In 1999, she became one of only five French women to be awarded the Grand Cross of the Legion of Honour. In 2002, Alison Rice interviewed Germaine Tillion. The interview has been published in Research in African Literatures, I shall offer some of the interesting insights from this, often controversial but surely intriguing, anthropologist, whose words on the current war on terror should be kept vivid in our minds. Some of her words:
Gender and veil
GT: The veil can be ambiguous. It cuts both ways. The veil can also be a religious vindication, and this religious vindication is also ambiguous. I see countries like Afghanistan, where we find people of different languages united. In a place like that, I wonder if women weren’t responsible for bringing the famous Talibans to power. For, in a country where men engage in battles street by street, where different languages are spoken in each block, women fell back on Islam as a unifying force. Since what resulted from this action was the emergence of what I consider a repulsive Islam, it is surprising to discover that women played a role in championing this version of their religion. I am convinced that in Algeria it is women who carry the Islamic movements. They do this because they are not as advanced as the men in their thinking-I say this even though you and I are feminists-because they travel less. There is nothing like travel (metaphorical as well as literal) to open up the mind, but women who must remain in place are crushed intellectually. Who is victimized by these circumstances? The entire society! And this is why Islamic countries are all below normal standards of living. Keeping women in a stagnant state, behind the times, results in a big victim: the State.

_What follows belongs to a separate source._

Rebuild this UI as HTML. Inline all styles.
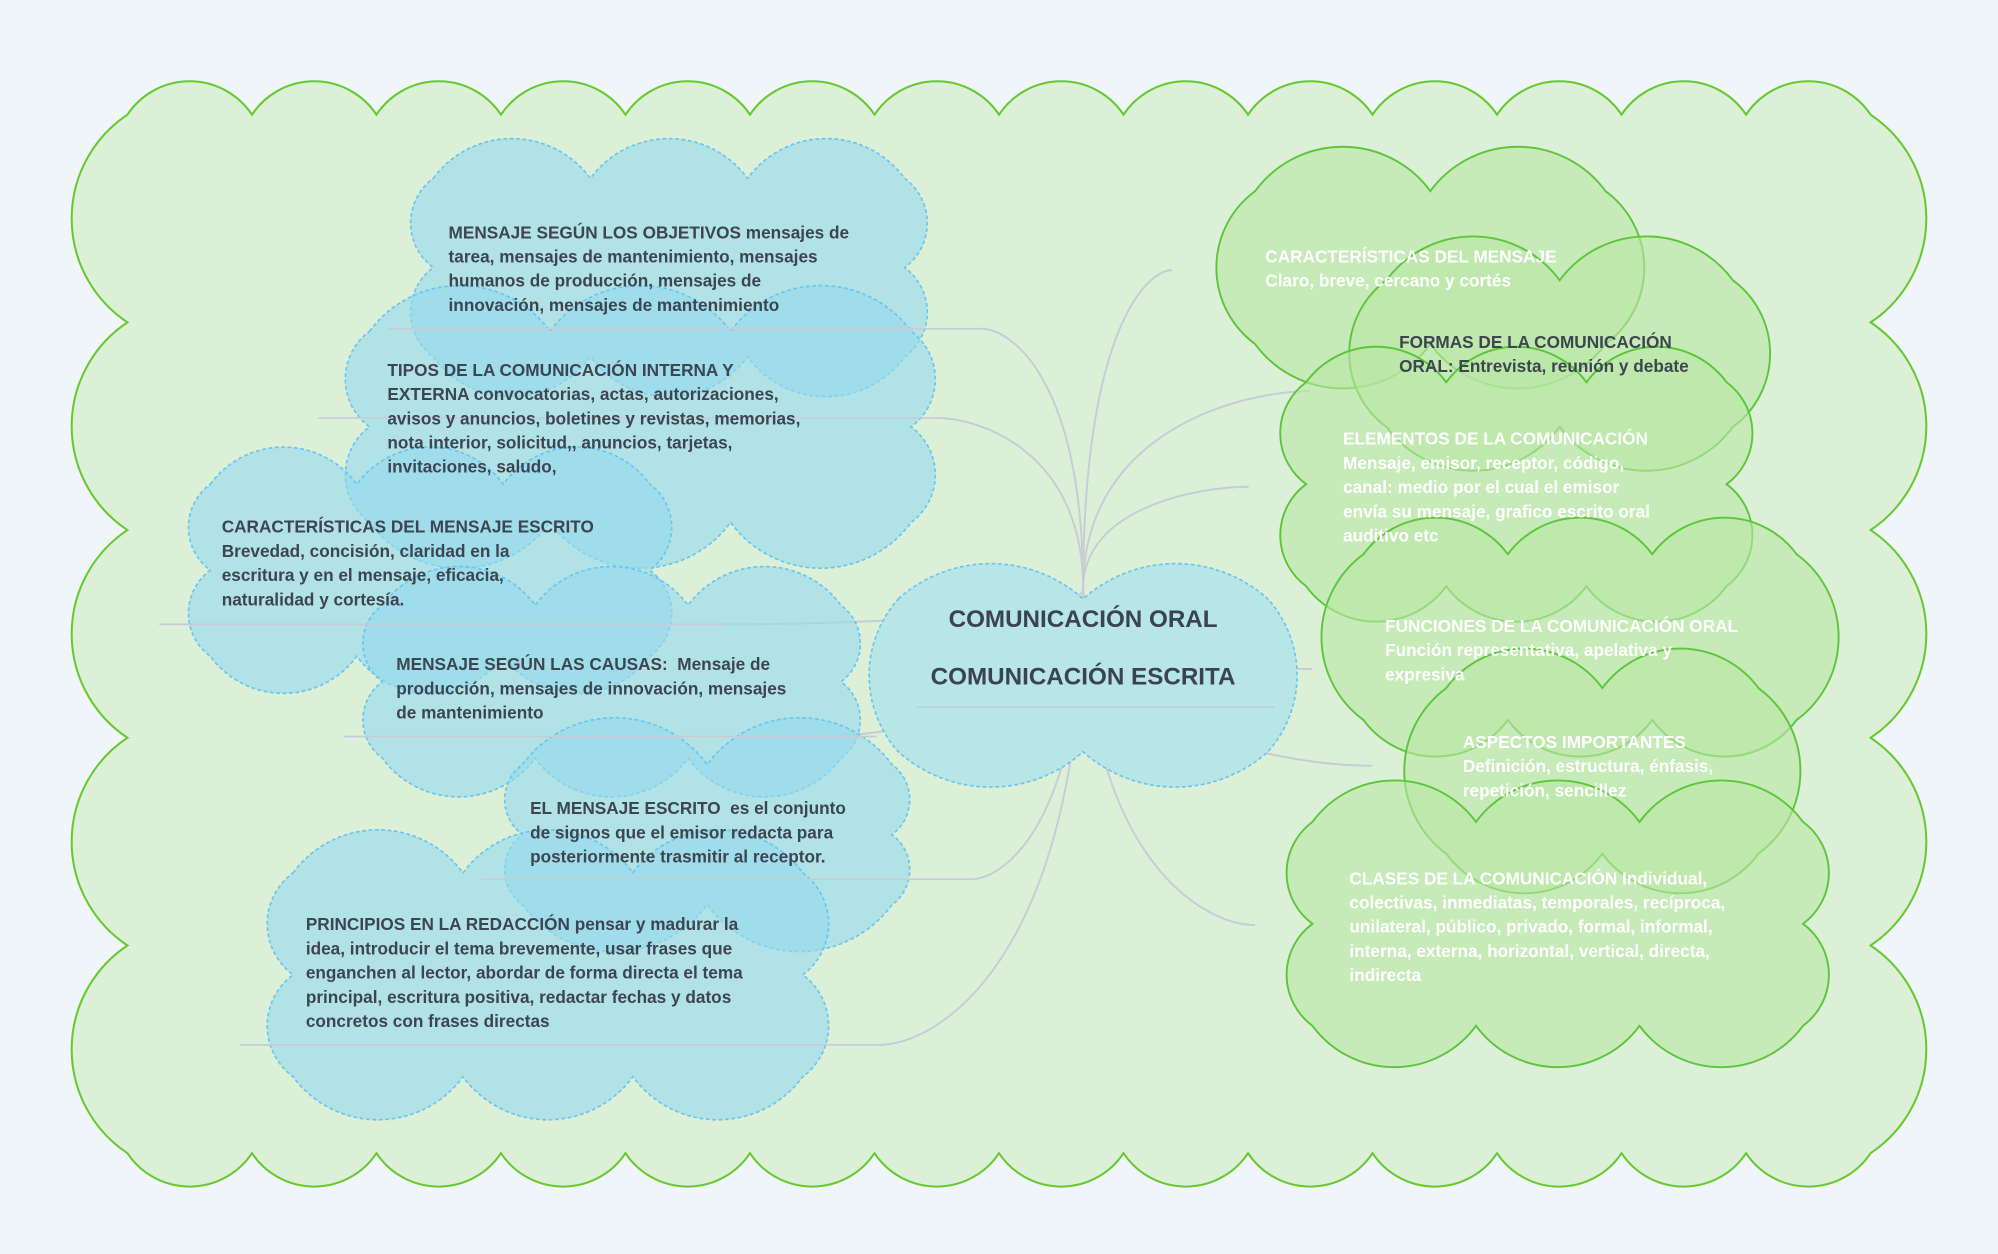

The Experience of Ravensbruck
GT: When I reached Ravensbruck, they confiscated a suitcase that contained my thesis. It was filled with genealogies that were impossible to reconstitute, genealogies of all the families in the Aures. I had carefully noted the historical structure of the families in this region of Algeria, including relationships and inheritance. I discovered details such as if a certain tribe disappeared, which branch of another tribe would inherit the land. There was a whole mechanism of inheritance and this mechanism was dependent on genealogical structures. This was an enormous historical work. I retained the general overview in my head, but what I lost were the concrete aspects on paper: which group was the cousin of which group, to what degree, etc. It was quite simply a general genealogy, but the global understanding came with it. The substratum underlying this genealogy was the knowledge of each level of this society: if you place your foot there, you’ll fall, but if you place your foot there, you’ll hold up.
Resistance: “Dire non, c’est une affirmation”
GT: For me, resistance consists of saying “no.” But to say no is already an affirmation. It is very positive, the movement of saying no to an assassination, to a crime. Nothing is more creative, more life-affirming than saying no to an assassination, to cruelty, to the death penalty. One cannot say no to something one knows nothing about. You must have put your hands in something you hate to be able to catch it and throw it in the air.
On the War on Terror
GT: We see the United States as deeply worried about terrorism. But effectively fighting against terrorism does not mean increasing the number of military operations; it means fighting against what causes terrorism. If you introduce kindness and gentleness at the place where terrorism begins, you will eradicate terrorism without pain. It is necessary to examine the most sensitive areas of the earth. You can do nothing to stop the seventeen-year-old kid who has decided to place a bomb somewhere. You can do strictly nothing, and any effort against him will just fly back in your face. Countering violence with violence is the most melfective response imaginable. Instead, we should target the pain, with the goal to alleviate it. I firmly desire a worldwide dialogue, and I would like to see the United States discharged from the monologue. The period of great wars is over. Science has put in the hands of children extraordinary means of death. The greatest error the United States is currently making is to think that international military operations can stop a seventeen-year-old child from acting. The focus should be placed instead on alleviating the pain in the most sensitive regions of the world, beginning with Jerusalem.
GT: Learning to die, that’s what life is. For everyone. We know from the beginning, indeed we are born learning that we are mortal.